Input records
* * *
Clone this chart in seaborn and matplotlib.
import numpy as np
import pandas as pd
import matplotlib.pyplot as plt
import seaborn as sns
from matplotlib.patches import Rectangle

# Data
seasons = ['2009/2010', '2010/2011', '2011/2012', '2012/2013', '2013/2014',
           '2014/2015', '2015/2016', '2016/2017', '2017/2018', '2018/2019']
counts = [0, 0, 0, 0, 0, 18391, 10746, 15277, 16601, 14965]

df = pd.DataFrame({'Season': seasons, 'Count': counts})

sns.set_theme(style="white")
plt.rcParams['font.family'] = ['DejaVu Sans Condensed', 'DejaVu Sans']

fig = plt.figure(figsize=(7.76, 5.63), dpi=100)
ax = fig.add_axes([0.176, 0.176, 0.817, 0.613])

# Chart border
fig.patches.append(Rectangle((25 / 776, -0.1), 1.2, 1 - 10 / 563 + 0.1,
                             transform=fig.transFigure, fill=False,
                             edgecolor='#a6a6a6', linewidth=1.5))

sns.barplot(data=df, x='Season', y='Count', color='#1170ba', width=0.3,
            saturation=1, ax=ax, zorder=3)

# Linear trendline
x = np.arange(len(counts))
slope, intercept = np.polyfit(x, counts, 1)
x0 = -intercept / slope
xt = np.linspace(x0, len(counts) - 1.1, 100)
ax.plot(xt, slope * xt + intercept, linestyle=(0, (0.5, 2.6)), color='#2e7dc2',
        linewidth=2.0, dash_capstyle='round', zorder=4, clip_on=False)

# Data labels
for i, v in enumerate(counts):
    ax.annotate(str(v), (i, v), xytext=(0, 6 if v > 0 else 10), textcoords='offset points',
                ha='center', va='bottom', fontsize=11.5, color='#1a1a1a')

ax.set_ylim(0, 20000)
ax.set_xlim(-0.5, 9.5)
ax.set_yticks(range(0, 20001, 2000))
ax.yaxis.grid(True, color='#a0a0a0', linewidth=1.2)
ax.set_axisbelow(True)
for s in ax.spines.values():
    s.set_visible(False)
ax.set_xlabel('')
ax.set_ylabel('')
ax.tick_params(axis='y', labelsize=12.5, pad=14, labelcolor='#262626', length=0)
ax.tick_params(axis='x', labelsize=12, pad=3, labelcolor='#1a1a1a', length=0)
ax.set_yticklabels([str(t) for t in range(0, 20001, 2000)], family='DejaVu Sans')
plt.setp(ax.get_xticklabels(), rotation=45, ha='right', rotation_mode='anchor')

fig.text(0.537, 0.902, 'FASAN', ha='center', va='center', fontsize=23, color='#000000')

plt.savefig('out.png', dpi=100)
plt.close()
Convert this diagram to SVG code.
* * *
Instructions for the task
Gather up every line in the data above that contains the word "seaborn", copying each one.

Task output
Clone this chart in seaborn and matplotlib.
import seaborn as sns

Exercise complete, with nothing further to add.